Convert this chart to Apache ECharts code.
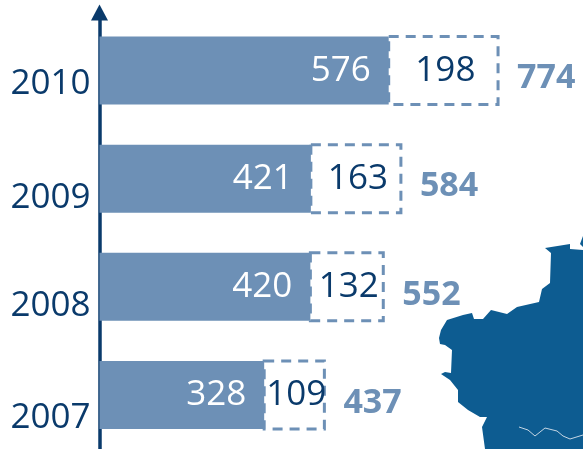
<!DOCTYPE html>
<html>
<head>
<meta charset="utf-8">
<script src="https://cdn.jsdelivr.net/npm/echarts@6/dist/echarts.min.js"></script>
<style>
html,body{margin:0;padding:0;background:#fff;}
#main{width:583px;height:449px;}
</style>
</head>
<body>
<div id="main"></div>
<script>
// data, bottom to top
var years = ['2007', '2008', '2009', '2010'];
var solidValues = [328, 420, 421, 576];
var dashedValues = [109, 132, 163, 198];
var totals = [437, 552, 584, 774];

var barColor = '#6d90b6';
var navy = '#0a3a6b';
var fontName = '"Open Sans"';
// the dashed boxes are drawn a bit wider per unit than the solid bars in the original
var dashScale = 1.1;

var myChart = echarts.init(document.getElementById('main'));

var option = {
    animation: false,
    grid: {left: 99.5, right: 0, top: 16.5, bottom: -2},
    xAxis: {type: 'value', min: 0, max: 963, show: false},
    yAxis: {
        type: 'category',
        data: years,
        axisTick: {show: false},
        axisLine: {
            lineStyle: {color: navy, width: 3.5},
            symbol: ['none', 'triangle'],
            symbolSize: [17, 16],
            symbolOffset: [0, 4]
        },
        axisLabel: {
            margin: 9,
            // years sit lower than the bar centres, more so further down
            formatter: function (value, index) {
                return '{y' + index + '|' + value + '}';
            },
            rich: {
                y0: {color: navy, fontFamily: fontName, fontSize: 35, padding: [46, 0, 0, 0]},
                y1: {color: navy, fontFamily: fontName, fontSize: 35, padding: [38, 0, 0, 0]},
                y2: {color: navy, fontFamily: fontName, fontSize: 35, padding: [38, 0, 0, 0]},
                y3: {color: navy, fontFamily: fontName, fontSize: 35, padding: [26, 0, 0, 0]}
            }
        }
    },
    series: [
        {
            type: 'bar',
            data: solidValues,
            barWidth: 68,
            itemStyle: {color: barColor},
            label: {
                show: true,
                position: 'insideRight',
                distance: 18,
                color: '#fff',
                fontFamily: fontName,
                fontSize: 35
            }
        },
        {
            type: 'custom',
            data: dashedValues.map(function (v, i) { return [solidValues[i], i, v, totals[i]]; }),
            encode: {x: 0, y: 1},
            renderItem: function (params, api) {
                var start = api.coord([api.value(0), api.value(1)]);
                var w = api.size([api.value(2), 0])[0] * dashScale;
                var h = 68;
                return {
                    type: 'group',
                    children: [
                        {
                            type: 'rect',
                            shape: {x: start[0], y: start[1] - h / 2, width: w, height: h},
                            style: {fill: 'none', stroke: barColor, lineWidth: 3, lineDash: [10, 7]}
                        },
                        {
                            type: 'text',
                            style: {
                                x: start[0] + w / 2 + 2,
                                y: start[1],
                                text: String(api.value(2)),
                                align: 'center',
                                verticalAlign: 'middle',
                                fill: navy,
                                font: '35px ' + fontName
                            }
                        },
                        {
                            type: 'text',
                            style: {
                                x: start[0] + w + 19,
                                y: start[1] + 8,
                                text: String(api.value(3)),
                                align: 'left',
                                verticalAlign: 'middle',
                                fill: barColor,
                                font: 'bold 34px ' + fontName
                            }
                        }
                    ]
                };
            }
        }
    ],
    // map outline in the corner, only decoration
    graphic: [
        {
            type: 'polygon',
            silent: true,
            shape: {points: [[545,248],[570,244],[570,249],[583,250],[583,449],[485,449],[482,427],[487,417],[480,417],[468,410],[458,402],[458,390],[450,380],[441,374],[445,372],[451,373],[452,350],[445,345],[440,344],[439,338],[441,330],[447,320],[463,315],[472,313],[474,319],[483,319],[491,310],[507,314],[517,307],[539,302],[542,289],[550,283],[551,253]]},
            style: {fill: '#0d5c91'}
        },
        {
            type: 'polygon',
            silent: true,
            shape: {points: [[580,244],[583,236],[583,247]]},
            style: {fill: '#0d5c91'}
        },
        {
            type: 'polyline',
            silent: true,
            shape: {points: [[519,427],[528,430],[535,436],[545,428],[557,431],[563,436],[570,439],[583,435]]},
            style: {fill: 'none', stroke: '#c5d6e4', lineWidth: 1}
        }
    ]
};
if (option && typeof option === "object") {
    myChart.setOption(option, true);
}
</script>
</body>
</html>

——

## What needs to be done:
Starting with the first line of the data above and ending with the line containing "var myChart = echarts.init(document.getElementById('main'));", please restate every line exactly, leaving images out.

## Correct result:
Convert this chart to Apache ECharts code.
<!DOCTYPE html>
<html>
<head>
<meta charset="utf-8">
<script src="https://cdn.jsdelivr.net/npm/echarts@6/dist/echarts.min.js"></script>
<style>
html,body{margin:0;padding:0;background:#fff;}
#main{width:583px;height:449px;}
</style>
</head>
<body>
<div id="main"></div>
<script>
// data, bottom to top
var years = ['2007', '2008', '2009', '2010'];
var solidValues = [328, 420, 421, 576];
var dashedValues = [109, 132, 163, 198];
var totals = [437, 552, 584, 774];

var barColor = '#6d90b6';
var navy = '#0a3a6b';
var fontName = '"Open Sans"';
// the dashed boxes are drawn a bit wider per unit than the solid bars in the original
var dashScale = 1.1;

var myChart = echarts.init(document.getElementById('main'));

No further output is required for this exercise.